What congress has been making a lot of noise about is the administration’s apparently politically motivated firing of a number of U.S. attorneys last year. At a time when Bush is sending badly wounded soldiers back into battle, some of whom cannot even wear body armor because of their injuries, Dems are expressing outrage over some wrongfully dismissed lawyers. Sure – the Bush White House is run out of its political office… so what’s new? How does that compete with the hell disaster of this war? Jeebus – this reminds me of the Watergate days.

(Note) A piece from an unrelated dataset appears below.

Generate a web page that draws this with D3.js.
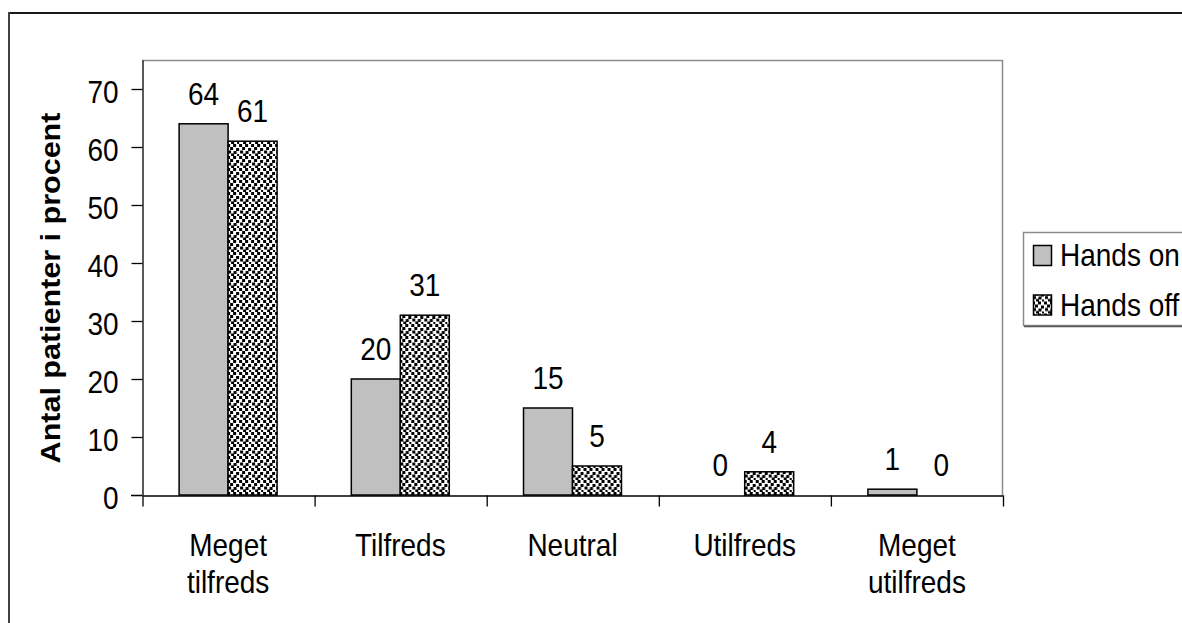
<!DOCTYPE html>
<html>
<head>
<meta charset="utf-8">
<script src="https://cdn.jsdelivr.net/npm/d3@7"></script>
<style>
  body { margin: 0; background: #fff; }
  svg text { font-family: "Liberation Sans", Arimo, sans-serif; fill: #000; }
</style>
</head>
<body>
<script>
// Data
let categories = ["Meget tilfreds", "Tilfreds", "Neutral", "Utilfreds", "Meget utilfreds"];
let series = ["Hands on", "Hands off"];
let handsOn = [64, 20, 15, 0, 1];
let handsOff = [61, 31, 5, 4, 0];
let yTicks = [0, 10, 20, 30, 40, 50, 60, 70];

let width = 1182, height = 623;
let fontSize = 28;
let sy = 1.09; // text in the picture is a bit stretched vertically

let plot = {left: 142, right: 1003, top: 60, bottom: 495};

let svg = d3.select("body").append("svg")
  .attr("width", width)
  .attr("height", height);

// pattern for the "Hands off" bars (confetti)
let defs = svg.append("defs");
let pat = defs.append("pattern")
  .attr("id", "confetti")
  .attr("patternUnits", "userSpaceOnUse")
  .attr("width", 12).attr("height", 12);
pat.append("rect").attr("width", 12).attr("height", 12).attr("fill", "#fff");
[[0, 0], [6, 0], [3, 3], [9, 4], [1, 6.5], [6.5, 7], [4, 9.5], [10, 10]].forEach(function(p){
  pat.append("rect")
    .attr("x", p[0]).attr("y", p[1])
    .attr("width", 3).attr("height", 3)
    .attr("fill", "#000");
});

let colors = ["#c0c0c0", "url(#confetti)"];

// scales
let x = d3.scaleBand()
  .domain(categories)
  .range([plot.left, plot.right])
  .paddingInner(0.431)
  .paddingOuter(0.431 / 2);

let xSub = d3.scaleBand()
  .domain(series)
  .range([0, x.bandwidth()]);

let y = d3.scaleLinear()
  .domain([0, 75])
  .range([plot.bottom, plot.top]);

// outer frame (only top and left edges visible)
svg.append("line")
  .attr("x1", 8).attr("x2", width)
  .attr("y1", 13).attr("y2", 13)
  .attr("stroke", "#1a1a1a").attr("stroke-width", 2);
svg.append("line")
  .attr("x1", 9).attr("x2", 9)
  .attr("y1", 12).attr("y2", height)
  .attr("stroke", "#404040").attr("stroke-width", 2);

// plot area border (top + right gray)
svg.append("path")
  .attr("d", "M" + plot.left + "," + (plot.top + 0.5) + "H" + (plot.right - 0.5) + "V" + plot.bottom)
  .attr("fill", "none")
  .attr("stroke", "#8c8c8c")
  .attr("stroke-width", 1.5);

// bars
let rows = categories.map(function(c, i){
  return {cat: c, values: [handsOn[i], handsOff[i]]};
});

let groups = svg.selectAll(".grp")
  .data(rows)
  .enter().append("g")
  .attr("class", "grp")
  .attr("transform", function(d){ return "translate(" + x(d.cat) + ",0)"; });

groups.selectAll("rect")
  .data(function(d){ return d.values.map(function(v, i){ return {s: series[i], v: v, i: i}; }); })
  .enter().append("rect")
  .filter(function(d){ return d.v > 0; })
  .attr("x", function(d){ return xSub(d.s); })
  .attr("y", function(d){ return y(d.v); })
  .attr("width", xSub.bandwidth())
  .attr("height", function(d){ return y(0) - y(d.v); })
  .attr("fill", function(d){ return colors[d.i]; })
  .attr("stroke", "#000")
  .attr("stroke-width", 1.5);

// value labels
groups.selectAll(".val")
  .data(function(d){ return d.values.map(function(v, i){ return {s: series[i], v: v}; }); })
  .enter().append("text")
  .attr("class", "val")
  .attr("text-anchor", "middle")
  .style("font-size", fontSize + "px")
  .attr("transform", function(d){
    return "translate(" + (xSub(d.s) + xSub.bandwidth() / 2) + "," + (y(d.v) - 19) + ") scale(1," + sy + ")";
  })
  .text(function(d){ return d.v; });

// y axis
let yAxis = svg.append("g")
  .attr("transform", "translate(" + (plot.left + 0.5) + ",0)")
  .call(d3.axisLeft(y).tickValues(yTicks).tickSize(11).tickSizeOuter(0).tickPadding(0));

yAxis.select(".domain").attr("stroke", "#000").attr("stroke-width", 1.3);
yAxis.selectAll(".tick line").attr("stroke", "#000").attr("stroke-width", 1.3);
yAxis.selectAll(".tick text")
  .attr("dy", null)
  .attr("x", -24)
  .attr("y", 13 / sy)
  .attr("transform", "scale(1," + sy + ")")
  .style("font-size", fontSize + "px")
  .style("font-family", "'Liberation Sans', Arimo, sans-serif")
  .attr("fill", "#000");

// x axis: line + ticks at category boundaries
let xIdx = d3.scaleLinear().domain([0, categories.length]).range([plot.left + 0.5, plot.right]);
let xAxis = svg.append("g")
  .attr("transform", "translate(0," + (plot.bottom + 0.5) + ")")
  .call(d3.axisBottom(xIdx).tickValues(d3.range(categories.length + 1)).tickSize(11).tickSizeOuter(0).tickFormat(""));
xAxis.select(".domain").attr("stroke", "#000").attr("stroke-width", 1.3);
xAxis.selectAll(".tick line").attr("stroke", "#000").attr("stroke-width", 1.3);
// extend axis line to the left tick
svg.append("line")
  .attr("x1", plot.left - 11).attr("x2", plot.left)
  .attr("y1", plot.bottom + 0.5).attr("y2", plot.bottom + 0.5)
  .attr("stroke", "#000").attr("stroke-width", 1.3);

// category labels
let catLabels = svg.selectAll(".cat")
  .data(categories)
  .enter().append("text")
  .attr("class", "cat")
  .attr("text-anchor", "middle")
  .style("font-size", fontSize + "px")
  .attr("transform", function(d){
    return "translate(" + (x(d) + x.bandwidth() / 2) + ",556) scale(1," + sy + ")";
  });

catLabels.selectAll("tspan")
  .data(function(d){ return d.split(" "); })
  .enter().append("tspan")
  .attr("x", 0)
  .attr("y", function(d, i){ return i * 36.7 / sy; })
  .text(function(d){ return d; });

// y axis title
svg.append("text")
  .attr("transform", "translate(60,288) scale(1," + sy + ") rotate(-90)")
  .attr("text-anchor", "middle")
  .style("font-size", "28px")
  .style("font-weight", "bold")
  .text("Antal patienter i procent");

// legend
let legend = svg.append("g");
legend.append("rect")
  .attr("x", 1023.5).attr("y", 232.5)
  .attr("width", 200).attr("height", 93)
  .attr("fill", "#fff")
  .attr("stroke", "#8c8c8c")
  .attr("stroke-width", 1.5);
legend.append("line")
  .attr("x1", 1024).attr("x2", width)
  .attr("y1", 326.5).attr("y2", 326.5)
  .attr("stroke", "#555").attr("stroke-width", 1.5);

let legendItems = legend.selectAll(".leg")
  .data(series)
  .enter().append("g")
  .attr("class", "leg")
  .attr("transform", function(d, i){ return "translate(0," + (i * 49.5) + ")"; });

legendItems.append("rect")
  .attr("x", 1033.5).attr("y", 245.5)
  .attr("width", 18).attr("height", 20)
  .attr("fill", function(d, i){ return colors[i]; })
  .attr("stroke", "#000")
  .attr("stroke-width", 1.5);

legendItems.append("text")
  .style("font-size", fontSize + "px")
  .attr("transform", "translate(1060,266) scale(1," + sy + ")")
  .text(function(d){ return d; });
</script>
</body>
</html>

Richard Nixon presided over some of the most obscene abuses of law enforcement powers in U.S. history, namely the COINTELPRO program of domestic spying, political intimidation, and worse. That went virtually unchallenged. But when Nixon’s boys broke into Democratic party headquarters, that was a different kettle of fish entirely. The lesson is clear – ordinary people can be attacked with impunity, but not the powerful.

It is hard to overstate the magnitude of the crisis we have ignited in the middle east. Something like 2 million Iraqis have fled that country in fear for their lives; as many as 1 million now live as refugees in Syria, with up to 50,000 more crossing the border every month. Syria is not a wealthy nation like the United States or France – this influx is putting enormous pressure on that society. And yet the United States will only accept 7,000 Iraqi refugees this year, even though our unprovoked attack is the cause of this mass exodus. Even more appalling, our government will not accept anyone who has paid ransom to kidnappers because it considers such sums paid in desperation to be tantamount to supporting terrorism! Families driven out by terrorism (ignited by us) being accused of terrorism – an irony worthy of Joseph Heller.

So listen up, Dems. If Bush is the man with two brains (one named Cheney, one named Rove), best to concentrate more on the brain that’s killing people than the one that’s firing people. Get off your sorry asses and stop this ridiculous war now.